Industry and Commerce Deputy Minister Chiratidzo Mabuwa said Zimbabwe will revert back to become an agro-driven economy following the bumper harvest with a number of sectors set to benefit and also employ. She said sectors like transport will have to increase capacity to ferry the produce to markets.
“We are an agro-based economy and if we have a bumper harvest definitely it will turnaround our country’s economy…we will open value chains that were being suppressed by imports replacing with our own agro-business and that will also lead to job creation,” she said.
Zimbabwe cotton ginning companies, that had virtually closed are also expected to be revived and re-employ as the country is expecting improved cotton production this year following massive support from Government
Deputy Minister Mabuwa said, “Zimbabwe used to be one of the biggest producers of cotton lint in Africa but it had fallen to number six but with the anticipated bumper harvest and the Government’s support to the sector we expect to reclaim our position.”
Confederation of Zimbabwe Industries president Mr Busisa Moyo acknowledged that employment figures in the agricultural sector were expected to rise.
“The employment in agriculture and agro-processing companies is likely to increase. We need to complement this with local minimum content purchase rules so that those that are maniacal about imports do not undermine pricing of locally manufactured products,” he said.
Meanwhile, Dr Made has said his Ministry was engaging the Reserve Bank of Zimbabwe to increase withdrawal limits for cotton producers the same way it did for tobacco farmers recently.
Zimbabwe is expecting one of its best agriculture seasons after a number of initiatives were put in place to revive the sector.

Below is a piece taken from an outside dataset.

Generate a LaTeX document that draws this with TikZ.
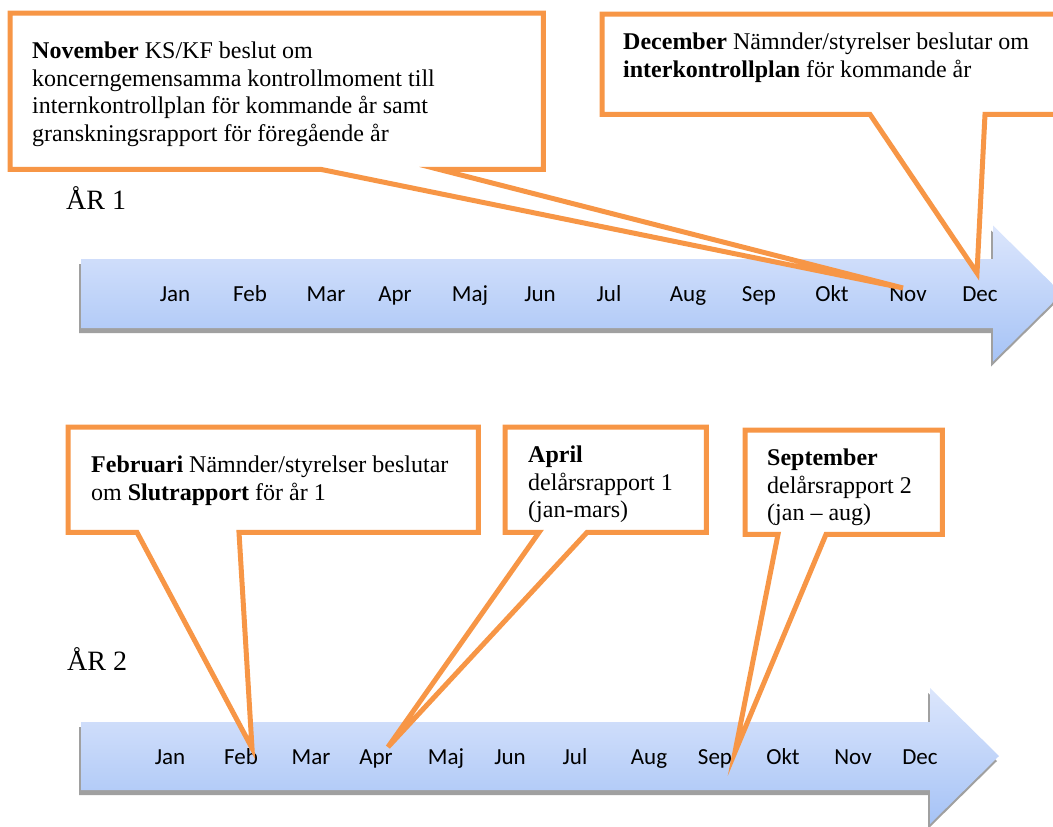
\documentclass[tikz,border=0pt]{standalone}
\usepackage{fontspec}
\setmainfont{Liberation Serif}
\newfontfamily\calibri{Carlito}
\usetikzlibrary{positioning,calc}
\definecolor{callorange}{HTML}{F79646}
\definecolor{arrowtop}{HTML}{DCE6FC}
\definecolor{arrowbot}{HTML}{A6C3F6}
\definecolor{arrowshadow}{HTML}{A0A0A0}
\begin{document}
\begin{tikzpicture}[x=1pt,y=-1pt]
	\tikzset{month/.style={font=\calibri\fontsize{23}{27}\selectfont,anchor=base,inner sep=0pt},
	         year/.style={font=\fontsize{28}{32}\selectfont,anchor=base west,inner sep=0pt},
	         note/.style={font=\fontsize{24}{27.5}\selectfont,align=left,inner sep=0pt},
	         box/.style={inner sep=0pt,anchor=north west},
	         co/.style={draw=callorange,fill=white,line width=5pt},
	         shadowed/.style={fill=arrowshadow},
	         band/.style={top color=arrowtop,bottom color=arrowbot}}
	\useasboundingbox (0,0) rectangle (1053,827);
	\clip (0,0) rectangle (1053,827);
	% timelines
	\foreach \yc/\hb/\neck in {293.5/34.5/993, 756/34/930} {
		\fill[shadowed,xshift=-2pt,yshift=-5pt] (81,\yc-\hb) -- (\neck,\yc-\hb) -- (\neck,\yc-68)
			-- (\neck+69,\yc) -- (\neck,\yc+68) -- (\neck,\yc+\hb) -- (81,\yc+\hb) -- cycle;
		\shade[band] (81,\yc-\hb) -- (\neck,\yc-\hb) -- (\neck,\yc-68)
			-- (\neck+69,\yc) -- (\neck,\yc+68) -- (\neck,\yc+\hb) -- (81,\yc+\hb) -- cycle;
	}
	\foreach \m/\x [count=\i] in {Jan/175,Feb/250,Mar/326,Apr/395,Maj/470,Jun/540,
	                              Jul/609,Aug/688,Sep/759,Okt/832,Nov/908,Dec/980}
		\node[month] (m1-\i) at (\x,301) {\m};
	\foreach \m/\x [count=\i] in {Jan/170,Feb/241,Mar/311,Apr/376,Maj/446,Jun/510,
	                              Jul/575,Aug/649,Sep/715,Okt/783,Nov/853,Dec/920}
		\node[month] (m2-\i) at (\x,764) {\m};
	\node[year] (year1) at (66,209) {ÅR 1};
	\node[year] (year2) at (67,670) {ÅR 2};
	% pointer tips
	\coordinate (pNov) at (903,288);
	\coordinate (pDec) at (977,273);
	\coordinate (pFeb) at (252,748);
	\coordinate (pApr) at (388,747);
	\coordinate (pSep) at (735,752);
	% callout boxes
	\node[box,minimum width=533pt,minimum height=156pt] (bNov) at (10,13) {};
	\node[box,minimum width=463pt,minimum height=100pt] (bDec) at (602,14) {};
	\node[box,minimum width=410pt,minimum height=105pt] (bFeb) at (68,427) {};
	\node[box,minimum width=201pt,minimum height=105pt] (bApr) at (505,427) {};
	\node[box,minimum width=197pt,minimum height=104pt] (bSep) at (745,430) {};
	\draw[co] (bNov.south west) -- ($(bNov.south west)+(311,0)$) -- (pNov) -- ($(bNov.south west)+(429,0)$)
		-- (bNov.south east) -- (bNov.north east) -- (bNov.north west) -- cycle;
	\draw[co] (bDec.south west) -- ($(bDec.south west)+(268,0)$) -- (pDec) -- ($(bDec.south west)+(383,0)$)
		-- (bDec.south east) -- (bDec.north east) -- (bDec.north west) -- cycle;
	\draw[co] (bFeb.south west) -- ($(bFeb.south west)+(69,0)$) -- (pFeb) -- ($(bFeb.south west)+(171,0)$)
		-- (bFeb.south east) -- (bFeb.north east) -- (bFeb.north west) -- cycle;
	\draw[co] (bApr.south west) -- ($(bApr.south west)+(34,0)$) -- (pApr) -- ($(bApr.south west)+(82,0)$)
		-- (bApr.south east) -- (bApr.north east) -- (bApr.north west) -- cycle;
	\draw[co] (bSep.south west) -- ($(bSep.south west)+(33,0)$) -- (pSep) -- ($(bSep.south west)+(81,0)$)
		-- (bSep.south east) -- (bSep.north east) -- (bSep.north west) -- cycle;
	% callout texts
	\node[note,below right=29pt and 22pt of bNov.north west] (tNov) {\textbf{November} KS/KF beslut om\\
		koncerngemensamma kontrollmoment till\\ internkontrollplan för kommande år samt\\
		granskningsrapport för föregående år};
	\node[note,below right=19pt and 21pt of bDec.north west] (tDec) {\textbf{December} Nämnder/styrelser beslutar om\\
		\textbf{interkontrollplan} för kommande år};
	\node[note,below right=29pt and 23pt of bFeb.north west] (tFeb) {\textbf{Februari} Nämnder/styrelser beslutar\\
		om \textbf{Slutrapport} för år 1};
	\node[note,below right=19pt and 23pt of bApr.north west] (tApr) {\textbf{April}\\ delårsrapport 1\\ (jan-mars)};
	\node[note,below right=19pt and 22pt of bSep.north west] (tSep) {\textbf{September}\\ delårsrapport 2\\ (jan -- aug)};
\end{tikzpicture}
\end{document}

Top of the initiatives are the Command Agriculture Programme and the Presidential Inputs Support Scheme which helped farmers both commercial and communal to access inputs. The country is expecting to 2,2 million tonnes of maize, enough to meet the country’s 1, 8 million tonnes for domestic needs. The Government also scaled up input support for the cotton farmers, with 400 000 households receiving free inputs covering a hectare each.